• _What you will do_:
Copy out each line of the material below that holds the string "chart".

• _Source data_:

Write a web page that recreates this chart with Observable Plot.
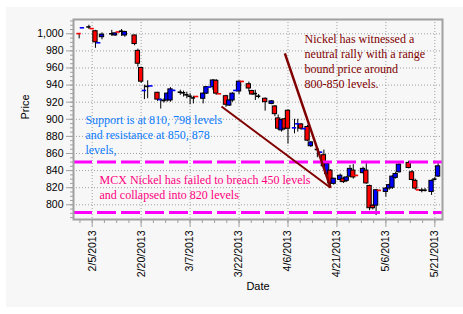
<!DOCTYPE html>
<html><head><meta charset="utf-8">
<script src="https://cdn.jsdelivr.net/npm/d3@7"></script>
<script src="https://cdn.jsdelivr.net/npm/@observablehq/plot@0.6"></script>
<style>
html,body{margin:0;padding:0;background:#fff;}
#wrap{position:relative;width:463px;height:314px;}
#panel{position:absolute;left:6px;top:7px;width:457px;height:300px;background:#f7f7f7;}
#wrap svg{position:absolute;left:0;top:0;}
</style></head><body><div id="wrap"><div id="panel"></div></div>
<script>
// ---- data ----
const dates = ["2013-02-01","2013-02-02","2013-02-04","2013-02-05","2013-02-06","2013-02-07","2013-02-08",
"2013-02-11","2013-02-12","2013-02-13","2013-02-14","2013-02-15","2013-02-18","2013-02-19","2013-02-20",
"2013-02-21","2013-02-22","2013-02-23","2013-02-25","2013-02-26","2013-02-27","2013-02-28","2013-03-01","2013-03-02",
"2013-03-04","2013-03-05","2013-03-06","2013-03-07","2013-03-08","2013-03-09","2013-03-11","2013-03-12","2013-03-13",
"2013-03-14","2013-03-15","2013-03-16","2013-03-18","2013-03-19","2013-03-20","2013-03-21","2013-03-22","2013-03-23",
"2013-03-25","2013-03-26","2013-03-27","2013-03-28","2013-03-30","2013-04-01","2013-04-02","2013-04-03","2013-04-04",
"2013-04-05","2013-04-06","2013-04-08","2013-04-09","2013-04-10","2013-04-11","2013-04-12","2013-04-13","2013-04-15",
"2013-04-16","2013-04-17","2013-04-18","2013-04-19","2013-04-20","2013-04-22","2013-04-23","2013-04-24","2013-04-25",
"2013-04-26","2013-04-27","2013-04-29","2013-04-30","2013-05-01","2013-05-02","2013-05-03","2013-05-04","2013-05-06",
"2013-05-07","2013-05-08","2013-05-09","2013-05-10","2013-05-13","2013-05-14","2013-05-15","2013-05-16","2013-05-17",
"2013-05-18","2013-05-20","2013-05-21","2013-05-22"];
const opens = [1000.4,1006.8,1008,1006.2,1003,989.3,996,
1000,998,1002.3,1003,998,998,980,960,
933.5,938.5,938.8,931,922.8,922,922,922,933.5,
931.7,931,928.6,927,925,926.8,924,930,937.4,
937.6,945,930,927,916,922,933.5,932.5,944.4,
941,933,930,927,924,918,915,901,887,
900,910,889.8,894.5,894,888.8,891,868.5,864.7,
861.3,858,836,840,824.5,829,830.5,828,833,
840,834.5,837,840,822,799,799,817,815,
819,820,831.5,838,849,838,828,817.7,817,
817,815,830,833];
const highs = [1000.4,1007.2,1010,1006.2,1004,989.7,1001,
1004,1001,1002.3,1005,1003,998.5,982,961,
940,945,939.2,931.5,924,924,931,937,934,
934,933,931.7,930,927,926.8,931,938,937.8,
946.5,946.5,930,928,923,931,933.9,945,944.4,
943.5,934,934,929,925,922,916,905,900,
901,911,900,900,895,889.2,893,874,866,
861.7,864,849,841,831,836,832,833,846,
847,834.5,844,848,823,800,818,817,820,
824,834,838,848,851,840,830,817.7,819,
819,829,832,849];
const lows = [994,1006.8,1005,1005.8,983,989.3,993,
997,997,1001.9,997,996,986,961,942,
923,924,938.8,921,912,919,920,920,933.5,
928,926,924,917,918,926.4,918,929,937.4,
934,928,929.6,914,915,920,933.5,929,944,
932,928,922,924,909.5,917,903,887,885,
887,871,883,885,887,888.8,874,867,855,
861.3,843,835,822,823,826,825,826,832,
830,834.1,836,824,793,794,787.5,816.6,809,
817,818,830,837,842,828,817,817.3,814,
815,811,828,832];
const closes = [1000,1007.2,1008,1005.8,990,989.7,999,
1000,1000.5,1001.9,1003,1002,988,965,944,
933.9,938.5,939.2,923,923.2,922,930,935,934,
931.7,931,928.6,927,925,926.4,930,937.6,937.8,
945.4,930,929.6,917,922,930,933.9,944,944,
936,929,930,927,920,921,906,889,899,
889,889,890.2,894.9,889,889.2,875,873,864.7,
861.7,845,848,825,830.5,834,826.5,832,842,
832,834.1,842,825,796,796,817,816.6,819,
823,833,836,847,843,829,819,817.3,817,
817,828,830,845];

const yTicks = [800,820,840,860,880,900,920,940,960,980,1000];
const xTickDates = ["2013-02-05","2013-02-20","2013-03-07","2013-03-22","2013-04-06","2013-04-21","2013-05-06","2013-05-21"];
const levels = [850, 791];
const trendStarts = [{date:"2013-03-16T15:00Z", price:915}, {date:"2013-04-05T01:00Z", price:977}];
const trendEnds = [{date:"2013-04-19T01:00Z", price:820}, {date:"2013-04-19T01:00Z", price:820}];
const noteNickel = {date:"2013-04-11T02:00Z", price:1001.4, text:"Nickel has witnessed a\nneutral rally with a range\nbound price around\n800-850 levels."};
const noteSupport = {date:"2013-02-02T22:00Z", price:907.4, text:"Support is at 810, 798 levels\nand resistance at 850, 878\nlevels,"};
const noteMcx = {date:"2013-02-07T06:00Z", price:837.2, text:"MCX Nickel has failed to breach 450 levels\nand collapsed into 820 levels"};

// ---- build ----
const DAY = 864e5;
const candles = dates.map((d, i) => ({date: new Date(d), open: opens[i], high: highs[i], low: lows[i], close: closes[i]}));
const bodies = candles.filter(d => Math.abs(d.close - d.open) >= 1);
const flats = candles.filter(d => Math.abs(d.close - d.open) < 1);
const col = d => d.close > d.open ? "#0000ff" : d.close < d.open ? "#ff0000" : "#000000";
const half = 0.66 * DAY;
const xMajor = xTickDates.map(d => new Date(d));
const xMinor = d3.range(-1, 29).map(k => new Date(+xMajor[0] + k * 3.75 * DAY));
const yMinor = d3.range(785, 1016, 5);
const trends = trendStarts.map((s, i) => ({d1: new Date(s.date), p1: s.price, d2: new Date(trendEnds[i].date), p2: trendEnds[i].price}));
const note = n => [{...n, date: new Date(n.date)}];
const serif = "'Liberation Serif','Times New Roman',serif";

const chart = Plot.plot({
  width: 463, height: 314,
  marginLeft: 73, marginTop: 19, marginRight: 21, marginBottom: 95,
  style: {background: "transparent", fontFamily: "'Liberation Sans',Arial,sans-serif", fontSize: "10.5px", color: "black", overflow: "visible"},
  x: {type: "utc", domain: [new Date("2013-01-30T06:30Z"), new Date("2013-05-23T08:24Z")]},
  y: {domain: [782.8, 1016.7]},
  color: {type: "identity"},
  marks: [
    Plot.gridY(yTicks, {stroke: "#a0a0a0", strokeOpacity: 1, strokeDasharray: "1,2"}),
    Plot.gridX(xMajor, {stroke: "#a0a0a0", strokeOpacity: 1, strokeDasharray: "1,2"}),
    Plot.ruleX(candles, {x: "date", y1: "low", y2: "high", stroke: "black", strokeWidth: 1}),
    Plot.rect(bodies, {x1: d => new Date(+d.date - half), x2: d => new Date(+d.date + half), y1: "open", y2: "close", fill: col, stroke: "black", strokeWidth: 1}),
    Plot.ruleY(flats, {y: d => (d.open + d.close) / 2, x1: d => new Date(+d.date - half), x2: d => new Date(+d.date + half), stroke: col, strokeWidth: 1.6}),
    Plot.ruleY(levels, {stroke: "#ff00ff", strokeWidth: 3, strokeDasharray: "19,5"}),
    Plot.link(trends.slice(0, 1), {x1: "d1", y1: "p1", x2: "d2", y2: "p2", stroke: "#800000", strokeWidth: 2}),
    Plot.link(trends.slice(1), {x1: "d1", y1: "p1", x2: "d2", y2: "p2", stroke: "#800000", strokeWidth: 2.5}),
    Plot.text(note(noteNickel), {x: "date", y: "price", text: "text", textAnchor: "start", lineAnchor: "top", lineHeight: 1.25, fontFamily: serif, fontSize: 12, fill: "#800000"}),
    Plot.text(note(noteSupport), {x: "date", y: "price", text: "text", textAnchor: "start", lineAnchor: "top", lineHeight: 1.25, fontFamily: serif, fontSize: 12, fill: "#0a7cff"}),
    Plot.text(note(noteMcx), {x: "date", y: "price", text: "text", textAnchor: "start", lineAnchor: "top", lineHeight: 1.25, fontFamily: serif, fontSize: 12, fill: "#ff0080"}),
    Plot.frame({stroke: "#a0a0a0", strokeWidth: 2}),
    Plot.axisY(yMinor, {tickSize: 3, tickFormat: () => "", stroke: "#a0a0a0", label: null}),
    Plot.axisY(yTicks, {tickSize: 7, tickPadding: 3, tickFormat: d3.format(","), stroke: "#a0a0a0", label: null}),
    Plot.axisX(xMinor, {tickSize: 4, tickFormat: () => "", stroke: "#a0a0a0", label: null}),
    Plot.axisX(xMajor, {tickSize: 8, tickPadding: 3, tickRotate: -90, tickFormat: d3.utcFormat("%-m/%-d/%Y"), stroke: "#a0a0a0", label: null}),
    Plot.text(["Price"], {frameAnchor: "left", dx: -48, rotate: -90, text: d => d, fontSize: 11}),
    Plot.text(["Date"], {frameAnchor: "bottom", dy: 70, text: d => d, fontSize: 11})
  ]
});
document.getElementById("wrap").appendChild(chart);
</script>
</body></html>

• _Correct output_:
Write a web page that recreates this chart with Observable Plot.
const chart = Plot.plot({
document.getElementById("wrap").appendChild(chart);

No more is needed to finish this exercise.